• TASK INSTRUCTIONS: Using the data below, output the first line and every line after it up to and including the line containing "417, 382, 282, 245, 679, 546, 520]", exactly as written and with nothing added.
>> begin SOURCE MATERIAL
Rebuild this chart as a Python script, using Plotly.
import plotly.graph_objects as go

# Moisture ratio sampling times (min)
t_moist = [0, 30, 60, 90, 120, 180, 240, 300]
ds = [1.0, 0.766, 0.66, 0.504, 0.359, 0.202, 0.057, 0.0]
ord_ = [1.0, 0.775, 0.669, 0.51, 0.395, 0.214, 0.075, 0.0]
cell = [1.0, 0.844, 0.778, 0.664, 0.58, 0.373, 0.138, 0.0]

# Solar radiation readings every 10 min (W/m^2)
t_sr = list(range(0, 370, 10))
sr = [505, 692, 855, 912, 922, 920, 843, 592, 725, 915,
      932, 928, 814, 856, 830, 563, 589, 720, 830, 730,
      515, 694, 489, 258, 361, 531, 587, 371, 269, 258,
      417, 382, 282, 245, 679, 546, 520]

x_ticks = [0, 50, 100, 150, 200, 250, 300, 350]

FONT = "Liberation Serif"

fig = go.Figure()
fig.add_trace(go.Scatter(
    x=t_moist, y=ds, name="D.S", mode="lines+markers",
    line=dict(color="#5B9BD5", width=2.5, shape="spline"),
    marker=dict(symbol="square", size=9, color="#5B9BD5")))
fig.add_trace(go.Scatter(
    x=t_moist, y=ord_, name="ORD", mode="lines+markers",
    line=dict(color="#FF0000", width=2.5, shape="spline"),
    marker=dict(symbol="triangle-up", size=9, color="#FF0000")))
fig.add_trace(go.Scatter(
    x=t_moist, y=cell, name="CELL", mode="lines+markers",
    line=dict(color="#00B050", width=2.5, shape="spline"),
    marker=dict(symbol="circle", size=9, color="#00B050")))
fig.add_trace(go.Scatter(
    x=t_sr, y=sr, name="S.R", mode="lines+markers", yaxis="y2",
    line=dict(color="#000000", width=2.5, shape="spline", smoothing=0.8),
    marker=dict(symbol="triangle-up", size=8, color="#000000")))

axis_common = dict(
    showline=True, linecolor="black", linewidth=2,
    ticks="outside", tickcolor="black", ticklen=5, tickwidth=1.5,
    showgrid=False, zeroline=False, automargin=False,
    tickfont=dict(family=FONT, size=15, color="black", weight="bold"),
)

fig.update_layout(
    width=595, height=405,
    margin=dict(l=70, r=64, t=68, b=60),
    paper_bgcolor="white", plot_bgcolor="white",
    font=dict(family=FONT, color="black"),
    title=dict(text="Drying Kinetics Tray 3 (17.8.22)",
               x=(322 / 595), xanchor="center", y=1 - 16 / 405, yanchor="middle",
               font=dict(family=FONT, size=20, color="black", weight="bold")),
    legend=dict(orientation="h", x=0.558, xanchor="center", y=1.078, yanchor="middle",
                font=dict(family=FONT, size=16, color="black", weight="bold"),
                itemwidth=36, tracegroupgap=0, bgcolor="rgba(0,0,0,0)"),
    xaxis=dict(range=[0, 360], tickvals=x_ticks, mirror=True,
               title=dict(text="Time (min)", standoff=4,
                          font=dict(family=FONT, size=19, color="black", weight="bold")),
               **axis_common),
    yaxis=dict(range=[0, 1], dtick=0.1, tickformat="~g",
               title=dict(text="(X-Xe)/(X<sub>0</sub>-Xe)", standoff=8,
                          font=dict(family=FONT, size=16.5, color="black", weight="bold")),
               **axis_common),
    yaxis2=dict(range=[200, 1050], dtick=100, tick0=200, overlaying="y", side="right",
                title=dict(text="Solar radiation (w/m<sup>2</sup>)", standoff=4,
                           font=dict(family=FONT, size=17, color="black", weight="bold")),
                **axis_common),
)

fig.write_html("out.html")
>> end SOURCE MATERIAL
• RESPONSE TO THIS EXERCISE:
Rebuild this chart as a Python script, using Plotly.
import plotly.graph_objects as go

# Moisture ratio sampling times (min)
t_moist = [0, 30, 60, 90, 120, 180, 240, 300]
ds = [1.0, 0.766, 0.66, 0.504, 0.359, 0.202, 0.057, 0.0]
ord_ = [1.0, 0.775, 0.669, 0.51, 0.395, 0.214, 0.075, 0.0]
cell = [1.0, 0.844, 0.778, 0.664, 0.58, 0.373, 0.138, 0.0]

# Solar radiation readings every 10 min (W/m^2)
t_sr = list(range(0, 370, 10))
sr = [505, 692, 855, 912, 922, 920, 843, 592, 725, 915,
      932, 928, 814, 856, 830, 563, 589, 720, 830, 730,
      515, 694, 489, 258, 361, 531, 587, 371, 269, 258,
      417, 382, 282, 245, 679, 546, 520]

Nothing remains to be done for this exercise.